Thursday, September 26, 2002
Calgary's News & Entertainment Weekly
FFWD Weekly
FILM FESTIVAL
by FFWD Staff
As the Calgary International Film Festival is poised to open with Atom Egoyan’s latest film, Ararat – allegedly his most personal work to date – it’s worth looking at what makes the director’s appearance significant to the festival and the cinephiles whom his work splits into two distinct groups.

Love him or hate him – and Egoyan is a polarizing influence on any conversation about contemporary cinema – he is one of a handful of Canadian filmmakers who can claim to be a household name. Films including Exotica, which won the International Critics Prize at Cannes in 1994, and The Sweet Hereafter, which garnered the director further accolades on the French Riviera as well as a couple of Oscar nominations, have solidified his reputation as an artist who’s both intelligent and bankable – a rare combination, indeed.

There’s no questioning Egoyan’s intellectual capacities – his films are often noted for their fugal narrative structures (Egoyan has a background in classical composition) and they also reveal a fascination with the ways in which reality is mediated by technology, not least of all by film itself. But he’s one of those filmmakers who’s more talked about than understood. Here are a few reasons why:

Family Viewing (Canada, 1988): Although Egoyan made his feature film debut with Next of Kin in 1984, it was Family Viewing that established him as the enfant terrible of Canadian cinema in the late ’80s. If you saw this film, you’re probably still squeamish about committing family activities to video tape. With its dark satire of an average middle-class family coming apart at the splices, if you will, this examination of the ways that we construct identity by manipulating and rearranging memories was unsettling, indeed. Despite its title, you won’t want to see this one with your parents – unless you enjoy long uncomfortable silences.

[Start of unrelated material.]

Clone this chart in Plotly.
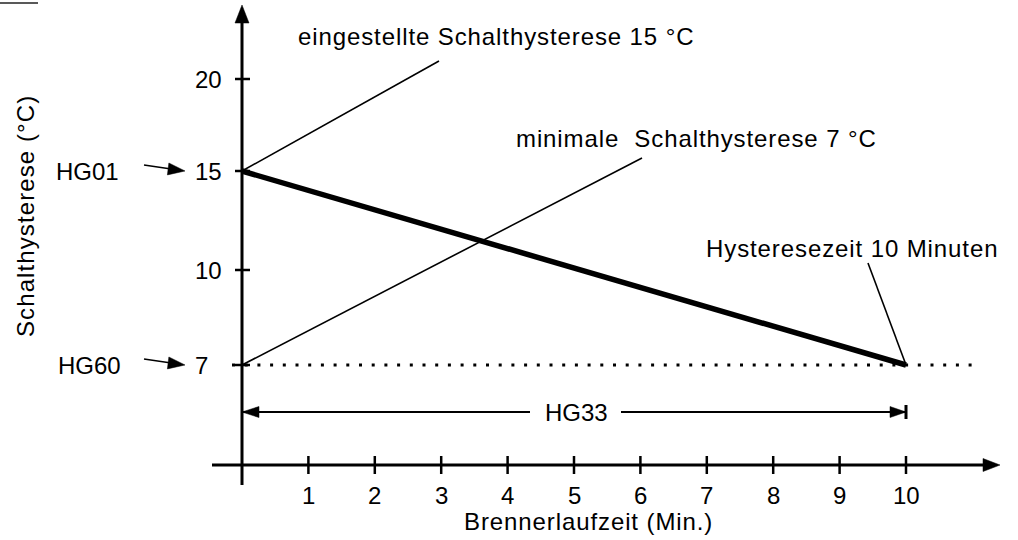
import numpy as np
import plotly.graph_objects as go

# Brennerlaufzeit (Min.) and the resulting switching hysteresis (°C)
laufzeit = [0, 10]
hysterese = [15, 7]

x_ticks = [1, 2, 3, 4, 5, 6, 7, 8, 9, 10]
y_ticks = [7, 10, 15, 20]

hysterese_max = 15   # HG01
hysterese_min = 7    # HG60
hysteresezeit = 10   # HG33

label_max = "eingestellte Schalthysterese 15 °C"
label_min = "minimale\u00a0 Schalthysterese 7 °C"
label_time = "Hysteresezeit 10 Minuten"
x_title = "Brennerlaufzeit (Min.)"
y_title = "Schalthysterese (°C)"

W, H = 1018, 540
FONT = "Liberation Sans, Arial, sans-serif"
FS = 24

# horizontal scale: minutes -> pixel column
X0_PX, X_UNIT = 242, 66.4
# vertical axis is schematic; internal unit = 100 px above the x axis line
AXIS_PY = 465
Y_VALS = [0, 7, 10, 15, 20]
Y_POS = [0, 1.0, 1.95, 2.94, 3.86]


def xd(px):
    return (px - X0_PX) / X_UNIT


def yd(py):
    return (AXIS_PY - py) / 100.0


def ypos(v):
    return float(np.interp(v, Y_VALS, Y_POS))


def spaced(s, ls=0.9):
    return f"<span style='letter-spacing:{ls}px'>{s}</span>"


fig = go.Figure()

# main characteristic: hysteresis falls linearly with burner run time
fig.add_trace(go.Scatter(
    x=laufzeit, y=[ypos(v) for v in hysterese], mode="lines",
    line=dict(color="black", width=5.5), hoverinfo="skip", showlegend=False))

shapes = []
annotations = []


def line(x0, y0, x1, y1, width=1.6, dash=None):
    d = dict(type="line", xref="x", yref="y", x0=x0, y0=y0, x1=x1, y1=y1,
             line=dict(color="black", width=width))
    if dash:
        d["line"]["dash"] = dash
    shapes.append(d)


def head(x, y, ux, uy, length, width):
    # filled triangle with its tip at (x, y); (ux, uy) points tail->tip, y up
    n = (ux ** 2 + uy ** 2) ** 0.5
    ux, uy = ux / n, uy / n
    bx, by = -ux * length, -uy * length
    px_, py_ = -uy * width / 2, ux * width / 2
    path = (f"M 0,0 L {bx + px_:.2f},{by + py_:.2f} "
            f"L {bx - px_:.2f},{by - py_:.2f} Z")
    shapes.append(dict(type="path", xref="x", yref="y",
                       xsizemode="pixel", ysizemode="pixel",
                       xanchor=x, yanchor=y, path=path,
                       fillcolor="black", line=dict(color="black", width=0.5)))


def tick(x, y, dx0, dx1, dy0, dy1, width=2.5):
    shapes.append(dict(type="line", xref="x", yref="y",
                       xsizemode="pixel", ysizemode="pixel",
                       xanchor=x, yanchor=y, x0=dx0, x1=dx1, y0=dy0, y1=dy1,
                       line=dict(color="black", width=width)))


def text(s, x, y, xanchor="center", xref="x", yref="y", angle=0, xshift=0):
    annotations.append(dict(text=s, x=x, y=y, xref=xref, yref=yref,
                            xanchor=xanchor, yanchor="middle", showarrow=False,
                            textangle=angle, xshift=xshift,
                            font=dict(family=FONT, size=FS, color="black")))


# axes with arrow heads
line(0, yd(485), 0, yd(20), width=3)
head(0, yd(5), 0, 1, 18, 14)
line(xd(212), 0, xd(985), 0, width=3)
head(xd(1000), 0, 1, 0, 17, 13)

# tick marks and labels
for t in x_ticks:
    tick(t, 0, 0, 0, -9, 9)
    text(str(t), t, yd(495))
for v in y_ticks:
    tick(0, ypos(v), -7, 8, 0, 0)
    text(str(v), 0, ypos(v), xanchor="left", xshift=193 - X0_PX)

# minimum hysteresis reference (dotted)
line(xd(232), ypos(hysterese_min), xd(975), ypos(hysterese_min),
     width=3, dash="3px,9.7px")

# leader lines to the explanatory labels
line(0, ypos(hysterese_max), xd(439), yd(61))
line(0, ypos(hysterese_min), xd(642), yd(158))
line(hysteresezeit, ypos(hysterese_min), xd(868), yd(263))
text(spaced(label_max), xd(495.5), yd(36))
text(spaced(label_min), xd(696), yd(138))
text(spaced(label_time), xd(852), yd(248))

# HG33 dimension line
y33 = yd(412)
line(0, y33, xd(530), y33, width=1.8)
line(xd(621), y33, hysteresezeit, y33, width=1.8)
head(0, y33, -1, 0, 17, 11)
head(hysteresezeit, y33, 1, 0, 16, 11)
tick(hysteresezeit, y33, 0, 0, -7, 7, width=3)
text("HG33", xd(576), y33)

# parameter pointers HG01 / HG60
for name, v, right in (("HG01", hysterese_max, 121), ("HG60", hysterese_min, 123)):
    yt = ypos(v)
    line(xd(144), yt + 0.06, xd(178), yt + 0.01, width=1.6)
    head(xd(185), yt, 41, -5, 17, 12)
    text(name, xd(right), yt, xanchor="right")

# axis titles
text(spaced(x_title), xd(588), yd(521))
text(spaced(y_title, 1.1), xd(25), yd(216), angle=-90)

# short rule at the top left
shapes.append(dict(type="line", xref="paper", yref="paper",
                   x0=0, x1=38 / W, y0=1 - 3 / H, y1=1 - 3 / H,
                   line=dict(color="#222", width=1.5)))

fig.update_layout(
    width=W, height=H, margin=dict(l=0, r=0, t=0, b=0),
    paper_bgcolor="white", plot_bgcolor="white",
    xaxis=dict(range=[xd(0), xd(W)], visible=False, fixedrange=True),
    yaxis=dict(range=[yd(H), yd(0)], visible=False, fixedrange=True),
    shapes=shapes, annotations=annotations, showlegend=False)

fig.write_html("out.html")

The Adjuster (Canada, 1991): Another piercing send-up of Canadian suburbia – complete with hypocritical moral majority film critics who get off on the porn they censor – The Adjuster was a real head-scratcher about... well, what was it about? All I know is that it should have done for showhomes what Family Viewing did for home movies. God forbid Calgary developers let prospective homeowners get a glimpse of this – if they did, it would surely put an end to the city’s suburban sprawl.

Calendar (Canada, 1993): This is Egoyan’s best work, his only film with enough personality to be truly memorable. With a uniquely Julian way of showing the passage of time, Calendar chronicles the dissolution of a romantic relationship via answering-machine messages from afar. Granted, the Replacements’ Paul Westerberg had already summed up the film’s message in a short pop song some years earlier, but why squabble when a certifiable egghead finally reveals his sensitive side?

Exotica (Canada, 1994): What better way for a father to console himself following the death of his daughter than by enjoying a lap-dance at a strip joint? I know it’s a stark commentary on the way that people substitute sex for love and voyeurism for intimacy, but Exotica never fails to remind me of my own personal humiliation by an exotic dancer when I was just a narrow-minded 18-year-old who wouldn’t watch her, uh, performance. It’s not Egoyan’s fault, but this film opened up old wounds – I wonder how many others would say the same? Don’t worry, my experience now makes a funny story – unlike Exotica, which remains very creepy, albeit in a touching way (no pun intended).

The Sweet Hereafter (Canada, 1997): Speaking of creepy and touching.... With its story of sexual repression and tragedy in smalltown somewhere, The Sweet Hereafter brought Egoyan international acclaim. Ian Holm’s performance as an overly litigious lawyer makes one believe that all the clichés about solicitors might very well be true.

Felicia’s Journey (Canada/ U.K., 1999): The less said about Felicia’s Journey, the better, no? But, really, must Egoyan’s wife, Arsinée Khanjian, show up in everything he directs? And when you finally get a really big budget, why blow any of it shooting a tacked-on Hollywood ending?